Race was still the chief apparent motivation for hate crimes.
There were just over 12,000 victims of hate crimes in 2001, with 46 percent of those targeted because of their race. There were 2,899 bias crimes against 3,700 black victims, by far the largest single category.
Sexual orientation remained a key trigger for hate crimes. There were more attacks against gay men in 2001 than against Muslims, Catholics, Protestants and Atheists combined.
The majority of incidents were against individuals, including 10 murders, four rapes, 2,736 assaults and 3,563 cases of intimidation. There were more than 3,600 property crimes as well, all but a few incidents of vandalism or destruction.

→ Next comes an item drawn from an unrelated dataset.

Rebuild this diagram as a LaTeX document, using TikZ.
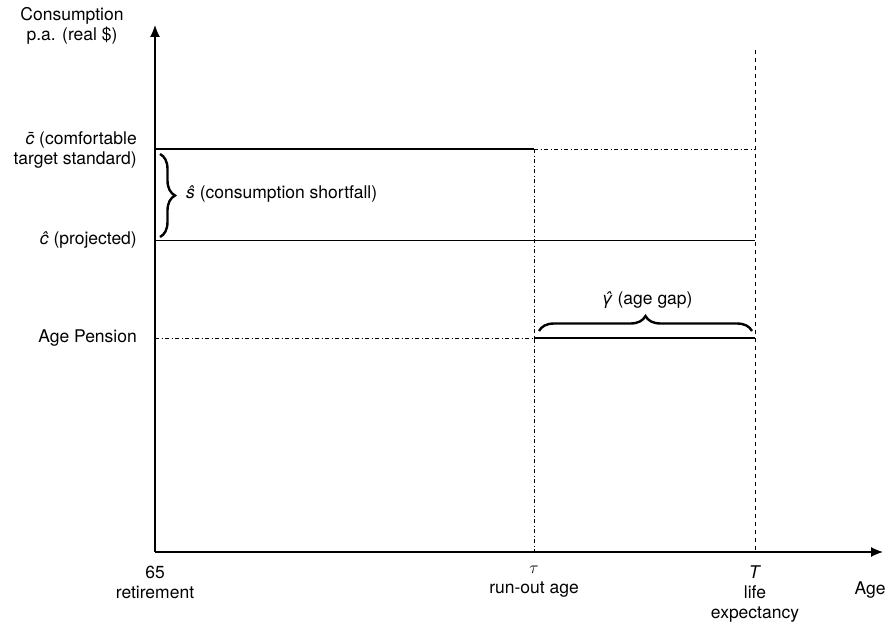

Most incidents against Muslims and people of Middle Eastern ethnicity also involved assaults and intimidation, but there were three cases of murder or manslaughter and 35 arsons.
Whites made up the vast majority of known offenders for all cases, at 6,054, followed by blacks at 1,882.
The 2001 hate crimes report was drawn from 11,987 law enforcement agencies around the country, up from 1,160 agencies in 2000.
California was the state where the most hate crime reports originated, with over 2,600, followed by New Jersey (804) and Massachusetts (680). Alabama recorded zero offenses. The disparity among states could reflect differences in treating crimes as bias offenses and in recording and sharing the data.
"Hate crimes touch not only the individual victim, but they also affect the entire group associated with the particular bias motivation," the FBI report read. "Unfair and inaccurate stereotyping can make victims of all who share the same race, religion, ethnicity or national origin, sexual orientation, or disability."